As a Steinbeck scholar, this has been on my own list for a long time, and I was pleased to see that several friends highly recommend it as well. Egen’s gripping true story of living through the Dust Bowl is also a National Book Award winner.


4.  Wash by Margaret Wrinkle

This novel was recommended by one of my closest friends so I will be popping this into my shopping cart soon. It sounds fascinating. The Atlanta Journal Constitution calls Wash

“Amazing . . . Never has a fictionalized window into the relationship between slave and master opened onto such believable territory . . . Wash unfolds like a dreamy, impressionistic landscape .”


5.  Who I Am by Pete Townshend

Rock ‘n roll bios seem to make the list every year and this summer is no exception. If you’ve ever fantasized about pummeling a guitar to bits on stage…this is the book for you. Rock out by the pool and learn

“the story of a man who…. wanted The Who to be called The Hair…. loved The Everly Brothers, but not that “drawling dope” Elvis…. wanted to be a sculptor, a journalist, a dancer and a graphic designer…. became a musician, composer, librettist, fiction writer, literary editor, sailor…. smashed his first guitar onstage, in 1964, by accident…. heard the voice of God on a vibrating bed in rural Illinois….”.

What’s not to love?


6.  Shadow of the Wind by Carlos Ruiz Zafon

Another recommendation from a good friend (I am going to be so broke by the time this list is done…).

Barcelona, 1945: A city slowly heals in the aftermath of the Spanish Civil War, and Daniel, an antiquarian book dealer’s son who mourns the loss of his mother, finds solace in a mysterious book entitled The Shadow of the Wind, by one Julián Carax. But when he sets out to find the author’s other works, he makes a shocking discovery: someone has been systematically destroying every copy of every book Carax has written. In fact, Daniel may have the last of Carax’s books in existence. Soon Daniel’s seemingly innocent quest opens a door into one of Barcelona’s darkest secrets–an epic story of murder, madness, and doomed love.


7.  Chanel Bonfire: A Memoir by Wendy Lawless

Another friend suggests this, saying:

  “Chanel Bonfire is brilliant. It’s a memoir by the witty, sharp daughter of a beautiful 1970s jet setter. The social climbing Mom has mental illness and alcoholism. It’s actually quite funny, in a black humour sense. Highly recommend it.”

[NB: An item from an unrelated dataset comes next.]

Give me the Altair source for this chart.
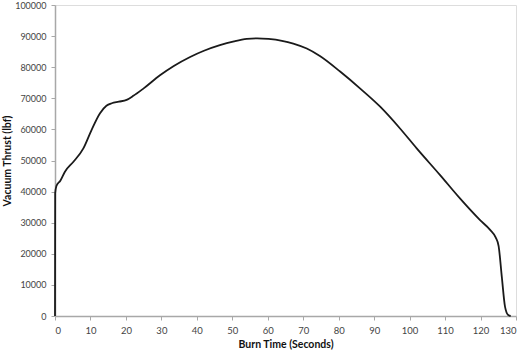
import altair as alt
import pandas as pd

burn_time = [0, 0.05, 0.4, 1.5, 2.8, 5.2, 8.0, 10.3, 12.7, 14.5, 16.0, 18.0, 20.2, 22.1,
             25.0, 29.6, 33.5, 38.1, 42.0, 46.5, 50.5, 54.1, 57.0, 60.2, 64.0, 67.2, 71.0,
             74.7, 80.4, 86.0, 91.7, 97.3, 102.0, 108.6, 114.2, 119.8, 122.7, 124.3, 125.1,
             126.0, 126.9, 127.8, 128.5]
thrust = [0, 39500, 41800, 43500, 46400, 49600, 53900, 59800, 65200, 67600, 68400, 68900,
          69500, 70800, 73200, 77400, 80400, 83300, 85300, 87100, 88300, 89100, 89300,
          89100, 88500, 87600, 86000, 83600, 78600, 73200, 67300, 60300, 53900, 45300,
          37800, 30900, 27700, 25200, 22500, 12600, 3000, 300, 0]
x_ticks = list(range(0, 131, 10))
y_ticks = list(range(0, 100001, 10000))

df = pd.DataFrame({"t": burn_time, "thrust": thrust, "order": range(len(burn_time))})

FONT = "Lato"

chart = alt.Chart(df).mark_line(color="#1a1a1a", strokeWidth=1.8, interpolate="monotone").encode(
    x=alt.X("t:Q", title="Burn Time (Seconds)",
            scale=alt.Scale(domain=[0, 130], nice=False, zero=False),
            axis=alt.Axis(values=x_ticks, format="d", grid=False, domainColor="#a8a8a8",
                          domainWidth=1.5, tickColor="#a8a8a8", tickSize=4,
                          labelFont=FONT, labelFontSize=9.5, labelColor="#444",
                          labelPadding=5, titleFont=FONT, titleFontSize=10.5,
                          titleFontWeight="bold", titleColor="#111", titlePadding=5)),
    y=alt.Y("thrust:Q", title="Vacuum Thrust (lbf)",
            scale=alt.Scale(domain=[0, 100000], nice=False),
            axis=alt.Axis(values=y_ticks, format="d", grid=False, domainColor="#a8a8a8",
                          domainWidth=1.5, tickColor="#a8a8a8", tickSize=4,
                          labelFont=FONT, labelFontSize=9, labelColor="#444",
                          labelPadding=5, titleFont=FONT, titleFontSize=10.5,
                          titleFontWeight="bold", titleColor="#111", titlePadding=2)),
    order="order:Q",
).properties(
    width=461, height=311,
    autosize=alt.AutoSizeParams(type="none"),
    padding={"left": 55, "top": 5, "right": 7, "bottom": 35},
).configure_view(stroke="#c8c8c8", strokeWidth=1.5).configure(background="white")

chart.save("out.html", embed_options={"renderer": "svg", "actions": False})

8.  Devil in the White City: Murder, Madness, and Magic at the Fair That Changed America by Erik Larson

This friend says,

“Devil in the White City is a fascinating intertwining of two contemporaneous true events: a serial murderer operating in Chicago and the lead-up to, running, and aftermath of the Chicago World’s Fair. It’s heavy on history and architecture, but I really liked it.”

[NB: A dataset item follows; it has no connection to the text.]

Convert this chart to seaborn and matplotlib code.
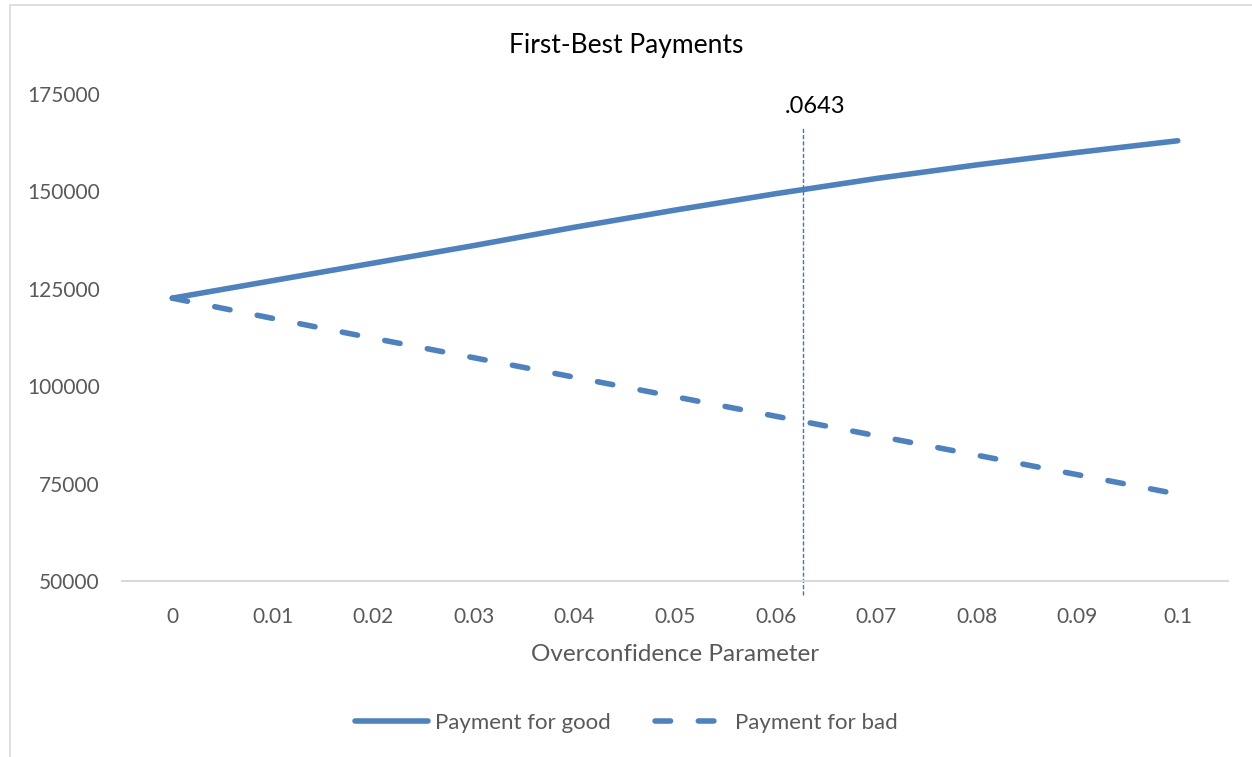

9.  Defending Jacob by William Landay

What is it about legal thrillers and summer? Lots of people love them and a very literate friend suggests this one, so on the list it goes.

Award-winning author William Landay has written the consummate novel of an embattled family in crisis—a suspenseful, character-driven mystery that is also a spellbinding tale of guilt, betrayal, and the terrifying speed at which our lives can spin out of control.


10.  Tales of the South Pacific by James A. Michener

Every man I have ever known loves Michener.  Published in 2011, this volume is a

“collection of tales is set against the background of the South Pacific, the endless ocean, the coral specks called islands, the coconut palms, the reefs, the lagoons, the jungles, and the full moon rising against the volcanoes.”

Sounds like the perfect summer mental escape!